Tuesday, February 9, 2016

Split This Rock Interviews Martha Collins


Third in a series of interviews with poets to be featured at Split This Rock Poetry Festival: Poems of Provocation & Witness, April 14-17, 2016. Pre-registration available until March 31 at Split This Rock's website.


By Tiana Trutna

Martha Collins is one of the poets we are honored to feature at Split This Rock Poetry Festival: Poems of Provocation & Witness 2016, April 14-17, 2016. 

Martha Collins’s eighth book of poetry, Admit One: An American Scrapbook (Pittsburgh, 2016), follows White Papers (2012) and the book-length poem Blue Front (2006) in combining  careful research with innovative poetic techniques to explore disturbing aspects of America’s history, including race and racism. Described by the AWP Chronicle as “a dazzling poet whose poetry is poised at the juncture between the lyric and ethics,” Collins has also published four collections of co-translated Vietnamese poetry and (among other books of poetry) Day Unto Day, a 2014 collection of “calendar” poems.

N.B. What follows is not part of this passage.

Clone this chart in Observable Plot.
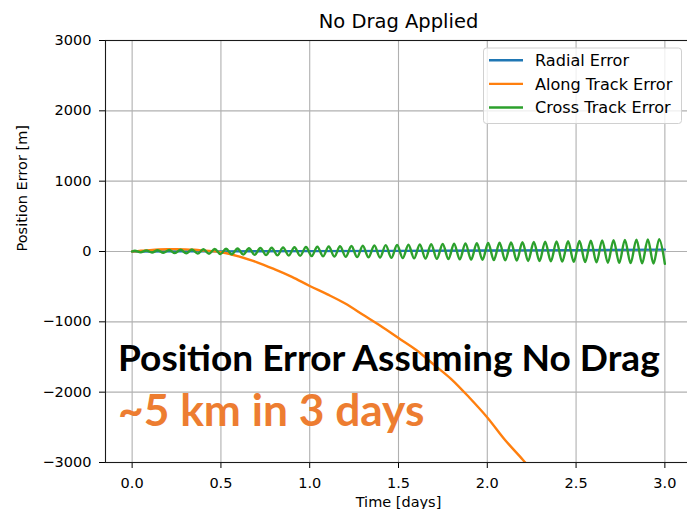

Her awards include fellowships from the NEA, the Bunting Institute, and the Siena Art Institute, as well as three Pushcart Prizes, a 2013 Best American Poetry award, and an Anisfield-Wolf Award. Founder of the creative writing program at UMass-Boston, she served as Pauline Delaney Professor of Creative Writing at Oberlin College for ten years and as Distinguished Visiting Writer at Cornell University in 2010. She is currently editor-at-large for FIELD magazine and one of the editors of the Oberlin College Press. She lives in Cambridge, Massachusetts. To learn more about Collins, visit her website: marthacollinspoet.com.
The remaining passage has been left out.